Wow.... ok ....
Apple hardware is doing just FINE at playing games for me, as long as they don't cripple them with bad Cider ports! (Granted, I'm using a Mac Pro ... but that's what you WANT to use, if you want a really good gaming experience out of your Mac, along with everything else.)
I can either boot into Windows via Boot Camp and run them just fine, or run them quite playable as native OS X programs (Call of Duty 4, etc.).
Steam coming to the Mac is the best thing that could happen to them, gaming-wise -- because it gives the small developers some real exposure for their work (games like Enigmo were written first for the Mac, but didn't really get too well known until they started porting it for other platforms). Plus, it makes everything more accessible. Even the "big name" titles aren't always easy to get ahold of for the Mac, because local stores don't bother to carry them on their shelves.

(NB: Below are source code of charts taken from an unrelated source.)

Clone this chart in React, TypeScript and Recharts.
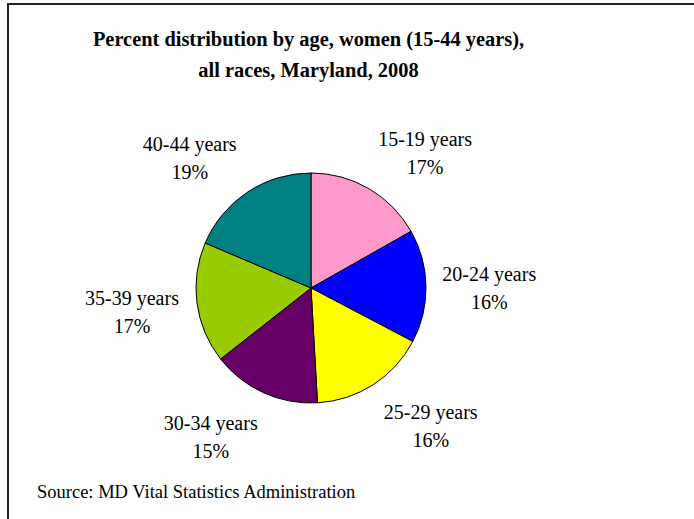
import React from 'react';
import { PieChart, Pie, Cell } from 'recharts';

const AGE_GROUPS = ['15-19 years', '20-24 years', '25-29 years', '30-34 years', '35-39 years', '40-44 years'];
const SHARES = [16.8, 15.9, 16.4, 15.3, 17.0, 18.6];
const COLORS = ['#ff99cc', '#0000ff', '#ffff00', '#660066', '#99cc00', '#008080'];

const data = AGE_GROUPS.map((name, i) => ({ name, value: SHARES[i] }));

const RAD = Math.PI / 180;
const FONT = '"Liberation Serif", "Times New Roman", serif';

// label block sits out along the slice's mid angle, pushed sideways a bit
const renderLabel = (props: any) => {
  const { cx, cy, midAngle, index, value } = props;
  const r = 160;
  const c = Math.cos(-midAngle * RAD);
  const s = Math.sin(-midAngle * RAD);
  const push = 18 + 18 * Math.abs(s);
  const x = cx + r * c + (c >= 0 ? push : -push);
  const y = cy + r * s;
  return (
    <text x={x} y={y} textAnchor="middle" fontFamily={FONT} fontSize={20} fill="#000">
      <tspan x={x} dy={-4}>{AGE_GROUPS[index]}</tspan>
      <tspan x={x} dy={28}>{Math.round(value)}%</tspan>
    </text>
  );
};

const App: React.FC = () => {
  return (
    <div style={{ position: 'absolute', left: 0, top: 0, width: 694, height: 519, background: '#fff', overflow: 'hidden' }}>
      <div
        style={{
          position: 'absolute', left: 7, top: 3, width: 700, height: 530,
          borderLeft: '2px solid #222', borderTop: '2px solid #222', boxSizing: 'border-box',
        }}
      />
      <div
        style={{
          position: 'absolute', left: 0, top: 24, width: 617, textAlign: 'center',
          fontFamily: FONT, fontWeight: 'bold', fontSize: 20.4, lineHeight: '31px', color: '#000',
        }}
      >
        Percent distribution by age, women (15-44 years),<br />all races, Maryland, 2008
      </div>
      <PieChart
        width={694}
        height={519}
        margin={{ top: 0, right: 0, bottom: 0, left: 0 }}
        style={{ position: 'absolute', left: 0, top: 0 }}
      >
        <Pie
          data={data}
          dataKey="value"
          cx={311}
          cy={288}
          outerRadius={115}
          startAngle={90}
          endAngle={-270}
          stroke="#000"
          strokeWidth={1}
          label={renderLabel}
          labelLine={false}
          isAnimationActive={false}
        >
          {data.map((d, i) => <Cell key={d.name} fill={COLORS[i]} />)}
        </Pie>
      </PieChart>
      <div
        style={{
          position: 'absolute', left: 37, top: 482, fontFamily: FONT, fontSize: 18.5, lineHeight: '21px', color: '#000', whiteSpace: 'nowrap',
        }}
      >
        Source: MD Vital Statistics Administration
      </div>
    </div>
  );
};

export default App;
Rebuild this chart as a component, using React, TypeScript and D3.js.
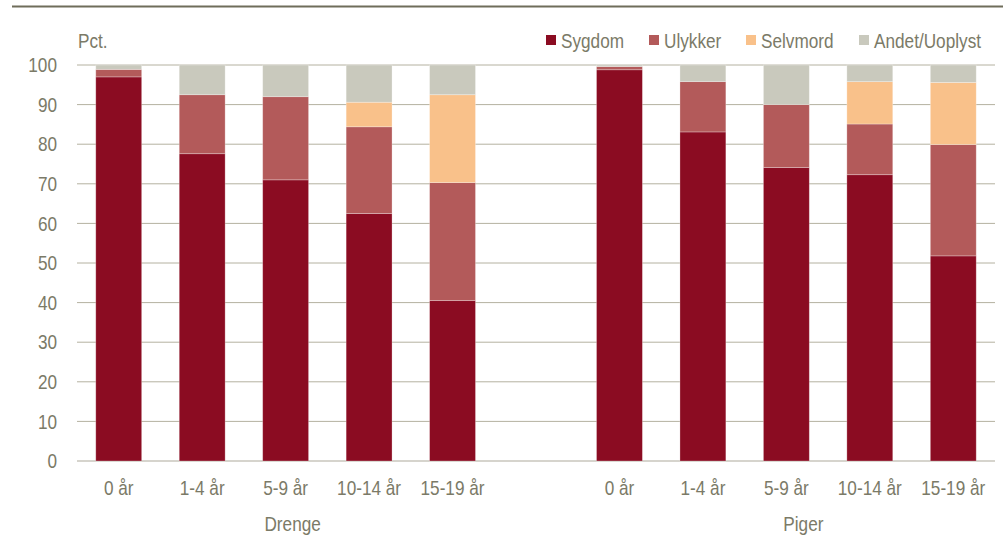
import React from "react";
import * as d3 from "d3";

const ages = ["0 år", "1-4 år", "5-9 år", "10-14 år", "15-19 år"];
const groups = ["Drenge", "Piger"];
const causes = ["Sygdom", "Ulykker", "Selvmord", "Andet/Uoplyst"];
const causeColors = ["#8B0C22", "#B35A5A", "#F9C18A", "#C9C9BD"];
const yTicks = [0, 10, 20, 30, 40, 50, 60, 70, 80, 90, 100];

const drengeSygdom = [97.0, 77.6, 71.0, 62.5, 40.5];
const drengeUlykker = [1.9, 14.9, 21.0, 21.9, 29.8];
const drengeSelvmord = [0, 0, 0, 6.2, 22.2];
const drengeAndet = [1.1, 7.5, 8.0, 9.4, 7.5];

const pigerSygdom = [98.8, 83.1, 74.1, 72.3, 51.8];
const pigerUlykker = [0.8, 12.7, 15.9, 12.8, 28.1];
const pigerSelvmord = [0, 0, 0, 10.7, 15.7];
const pigerAndet = [0.4, 4.2, 10.0, 4.2, 4.4];

const W = 1006;
const H = 540;
const FONT = "'Liberation Sans Narrow', 'Arial Narrow', 'Liberation Sans', Arial, sans-serif";
const TEXT = "#7B7A67";
const SQUEEZE = 0.86;

type Row = { key: string; group: string; age: string; [k: string]: any };

const rows: Row[] = [];
ages.forEach((a, i) =>
  rows.push({
    key: "D" + i,
    group: groups[0],
    age: a,
    Sygdom: drengeSygdom[i],
    Ulykker: drengeUlykker[i],
    Selvmord: drengeSelvmord[i],
    "Andet/Uoplyst": drengeAndet[i],
  })
);
const slots = [...rows.map((r) => r.key), "gap"];
ages.forEach((a, i) => {
  rows.push({
    key: "P" + i,
    group: groups[1],
    age: a,
    Sygdom: pigerSygdom[i],
    Ulykker: pigerUlykker[i],
    Selvmord: pigerSelvmord[i],
    "Andet/Uoplyst": pigerAndet[i],
  });
  slots.push("P" + i);
});

function Txt(props: { x: number; y: number; anchor?: string; dy?: string; children: React.ReactNode }) {
  return (
    <text
      transform={`translate(${props.x},${props.y}) scale(${SQUEEZE},1)`}
      textAnchor={props.anchor || "start"}
      dy={props.dy}
      fontSize={20}
      fill={TEXT}
    >
      {props.children}
    </text>
  );
}

export default function App() {
  const left = 77;
  const right = 995;
  const top = 65;
  const bottom = 461;

  const x = d3
    .scaleBand<string>()
    .domain(slots)
    .range([left, right])
    .paddingInner(0.45)
    .paddingOuter(0.225);
  const y = d3.scaleLinear().domain([0, 100]).range([bottom, top]);

  const stack = d3.stack<Row>().keys(causes);
  const series = stack(rows);

  const groupCenter = (g: string) => {
    const ks = rows.filter((r) => r.group === g).map((r) => x(r.key)! + x.bandwidth() / 2);
    return d3.mean(ks)!;
  };
  const groupOffsets = [7, 17];

  const legendX = [546, 649, 746, 859];

  return (
    <svg
      width={W}
      height={H}
      style={{ position: "absolute", left: 0, top: 0, background: "#fff" }}
      fontFamily={FONT}
    >
      <line x1={12} x2={1003} y1={6.5} y2={6.5} stroke="#6F6D5A" strokeWidth={2} />

      {yTicks.map((t) => (
        <g key={t}>
          <line
            x1={left}
            x2={right}
            y1={y(t)}
            y2={y(t)}
            stroke={t === 0 ? "#C8C6BC" : "#B4B1A0"}
            strokeWidth={t === 0 ? 1.5 : 1}
          />
          <Txt x={57} y={y(t)} dy="0.36em" anchor="end">
            {t}
          </Txt>
        </g>
      ))}

      <Txt x={78} y={48}>Pct.</Txt>

      {series.map((s, si) => (
        <g key={s.key} fill={causeColors[si]}>
          {s.map((d) =>
            d[1] - d[0] > 0 ? (
              <rect
                key={d.data.key}
                x={x(d.data.key)}
                width={x.bandwidth()}
                y={y(d[1])}
                height={y(d[0]) - y(d[1])}
                stroke="#ffffff"
                strokeOpacity={0.35}
                strokeWidth={0.8}
              />
            ) : null
          )}
        </g>
      ))}

      {rows.map((r) => (
        <Txt key={"l" + r.key} x={x(r.key)! + x.bandwidth() / 2} y={495} anchor="middle">
          {r.age}
        </Txt>
      ))}

      {groups.map((g, gi) => (
        <Txt key={g} x={groupCenter(g) + groupOffsets[gi]} y={531} anchor="middle">
          {g}
        </Txt>
      ))}

      {causes.map((c, i) => (
        <g key={c}>
          <rect x={legendX[i]} y={35} width={10} height={10} fill={causeColors[i]} />
          <Txt x={legendX[i] + 15} y={48}>{c}</Txt>
        </g>
      ))}
    </svg>
  );
}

I find that 99% of the people bellyaching about the Mac having "too poor of video and too few options" to be usable as a gaming machine are just hung up on chasing the best performance, regardless of practicality. (EG. What good is being able to render a game at 240fps when the human eye can't even tell the difference between that and HALF as many frames or less? And what good is running a huge LCD at a really high resolution when it's been proven that for gaming, a 22" or smaller LCD is optimal anyway? Your eyes can't take in the whole scene at once, at a normal viewing distance from a monitor when the screen is larger than that.)
The only really legitimate reason a Mac hasn't been a "good gaming machine" so far is due to lack of interest in developing software titles for it. The ONLY way to ever turn that around is to support efforts like this one!
2 million during the day time hours is pretty normal on Steam.
Apple's limited hardware choices have made the platform useless for me when it comes to gaming. I don't see a reason to continue expending my money on a futile effort.